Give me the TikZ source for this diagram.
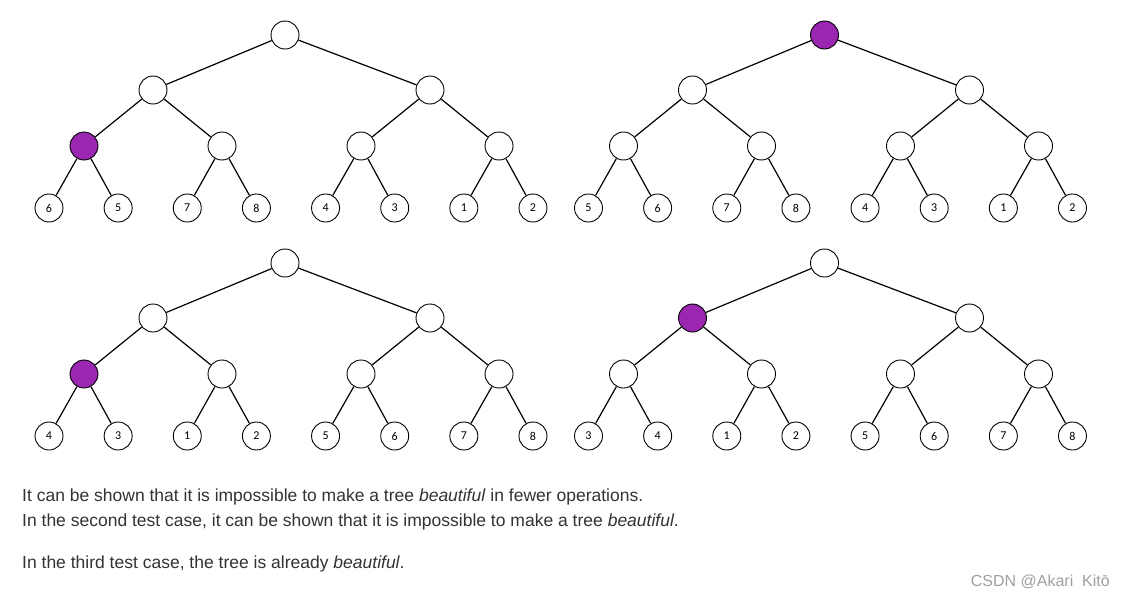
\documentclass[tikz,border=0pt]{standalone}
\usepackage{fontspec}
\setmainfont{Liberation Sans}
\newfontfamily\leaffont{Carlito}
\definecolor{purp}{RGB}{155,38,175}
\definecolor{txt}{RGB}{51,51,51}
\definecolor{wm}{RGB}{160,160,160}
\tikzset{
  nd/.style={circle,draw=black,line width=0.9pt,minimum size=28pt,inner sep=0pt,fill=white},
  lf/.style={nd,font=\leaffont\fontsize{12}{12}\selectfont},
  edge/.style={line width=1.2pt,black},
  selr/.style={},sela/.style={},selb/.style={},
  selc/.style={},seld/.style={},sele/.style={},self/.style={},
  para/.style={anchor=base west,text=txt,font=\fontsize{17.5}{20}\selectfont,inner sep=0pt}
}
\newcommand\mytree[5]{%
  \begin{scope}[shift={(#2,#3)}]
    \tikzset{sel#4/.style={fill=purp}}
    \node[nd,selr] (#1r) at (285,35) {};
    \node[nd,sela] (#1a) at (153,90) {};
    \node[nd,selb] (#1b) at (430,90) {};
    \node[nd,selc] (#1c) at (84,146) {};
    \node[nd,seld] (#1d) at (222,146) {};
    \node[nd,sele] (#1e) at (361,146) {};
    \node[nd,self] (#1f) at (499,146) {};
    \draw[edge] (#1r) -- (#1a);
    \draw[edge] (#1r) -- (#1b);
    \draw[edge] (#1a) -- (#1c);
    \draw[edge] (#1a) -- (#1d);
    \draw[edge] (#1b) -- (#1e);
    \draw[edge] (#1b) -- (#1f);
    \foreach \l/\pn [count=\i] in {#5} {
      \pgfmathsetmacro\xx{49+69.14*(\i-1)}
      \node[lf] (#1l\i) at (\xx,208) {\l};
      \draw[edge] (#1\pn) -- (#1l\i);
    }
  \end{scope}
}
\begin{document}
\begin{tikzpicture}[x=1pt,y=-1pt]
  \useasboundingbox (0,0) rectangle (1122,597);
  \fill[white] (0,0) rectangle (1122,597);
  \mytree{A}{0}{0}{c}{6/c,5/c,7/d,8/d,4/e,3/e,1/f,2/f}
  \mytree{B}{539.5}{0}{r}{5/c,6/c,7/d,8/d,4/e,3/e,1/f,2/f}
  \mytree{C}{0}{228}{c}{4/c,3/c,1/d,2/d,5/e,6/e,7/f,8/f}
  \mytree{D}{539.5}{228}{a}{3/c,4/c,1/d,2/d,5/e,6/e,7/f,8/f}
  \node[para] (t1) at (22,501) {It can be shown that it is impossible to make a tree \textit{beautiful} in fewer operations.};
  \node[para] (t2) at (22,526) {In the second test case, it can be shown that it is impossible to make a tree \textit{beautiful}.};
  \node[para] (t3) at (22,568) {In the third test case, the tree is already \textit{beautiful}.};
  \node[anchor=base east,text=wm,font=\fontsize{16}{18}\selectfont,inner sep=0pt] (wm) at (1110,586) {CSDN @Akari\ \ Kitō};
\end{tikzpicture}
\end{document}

TASK BRIEF:
Working from the lines above, reproduce the material exactly and exclude its pictures.

ANSWER TO THE TASK:
Give me the TikZ source for this diagram.
\documentclass[tikz,border=0pt]{standalone}
\usepackage{fontspec}
\setmainfont{Liberation Sans}
\newfontfamily\leaffont{Carlito}
\definecolor{purp}{RGB}{155,38,175}
\definecolor{txt}{RGB}{51,51,51}
\definecolor{wm}{RGB}{160,160,160}
\tikzset{
  nd/.style={circle,draw=black,line width=0.9pt,minimum size=28pt,inner sep=0pt,fill=white},
  lf/.style={nd,font=\leaffont\fontsize{12}{12}\selectfont},
  edge/.style={line width=1.2pt,black},
  selr/.style={},sela/.style={},selb/.style={},
  selc/.style={},seld/.style={},sele/.style={},self/.style={},
  para/.style={anchor=base west,text=txt,font=\fontsize{17.5}{20}\selectfont,inner sep=0pt}
}
\newcommand\mytree[5]{%
  \begin{scope}[shift={(#2,#3)}]
    \tikzset{sel#4/.style={fill=purp}}
    \node[nd,selr] (#1r) at (285,35) {};
    \node[nd,sela] (#1a) at (153,90) {};
    \node[nd,selb] (#1b) at (430,90) {};
    \node[nd,selc] (#1c) at (84,146) {};
    \node[nd,seld] (#1d) at (222,146) {};
    \node[nd,sele] (#1e) at (361,146) {};
    \node[nd,self] (#1f) at (499,146) {};
    \draw[edge] (#1r) -- (#1a);
    \draw[edge] (#1r) -- (#1b);
    \draw[edge] (#1a) -- (#1c);
    \draw[edge] (#1a) -- (#1d);
    \draw[edge] (#1b) -- (#1e);
    \draw[edge] (#1b) -- (#1f);
    \foreach \l/\pn [count=\i] in {#5} {
      \pgfmathsetmacro\xx{49+69.14*(\i-1)}
      \node[lf] (#1l\i) at (\xx,208) {\l};
      \draw[edge] (#1\pn) -- (#1l\i);
    }
  \end{scope}
}
\begin{document}
\begin{tikzpicture}[x=1pt,y=-1pt]
  \useasboundingbox (0,0) rectangle (1122,597);
  \fill[white] (0,0) rectangle (1122,597);
  \mytree{A}{0}{0}{c}{6/c,5/c,7/d,8/d,4/e,3/e,1/f,2/f}
  \mytree{B}{539.5}{0}{r}{5/c,6/c,7/d,8/d,4/e,3/e,1/f,2/f}
  \mytree{C}{0}{228}{c}{4/c,3/c,1/d,2/d,5/e,6/e,7/f,8/f}
  \mytree{D}{539.5}{228}{a}{3/c,4/c,1/d,2/d,5/e,6/e,7/f,8/f}
  \node[para] (t1) at (22,501) {It can be shown that it is impossible to make a tree \textit{beautiful} in fewer operations.};
  \node[para] (t2) at (22,526) {In the second test case, it can be shown that it is impossible to make a tree \textit{beautiful}.};
  \node[para] (t3) at (22,568) {In the third test case, the tree is already \textit{beautiful}.};
  \node[anchor=base east,text=wm,font=\fontsize{16}{18}\selectfont,inner sep=0pt] (wm) at (1110,586) {CSDN @Akari\ \ Kitō};
\end{tikzpicture}
\end{document}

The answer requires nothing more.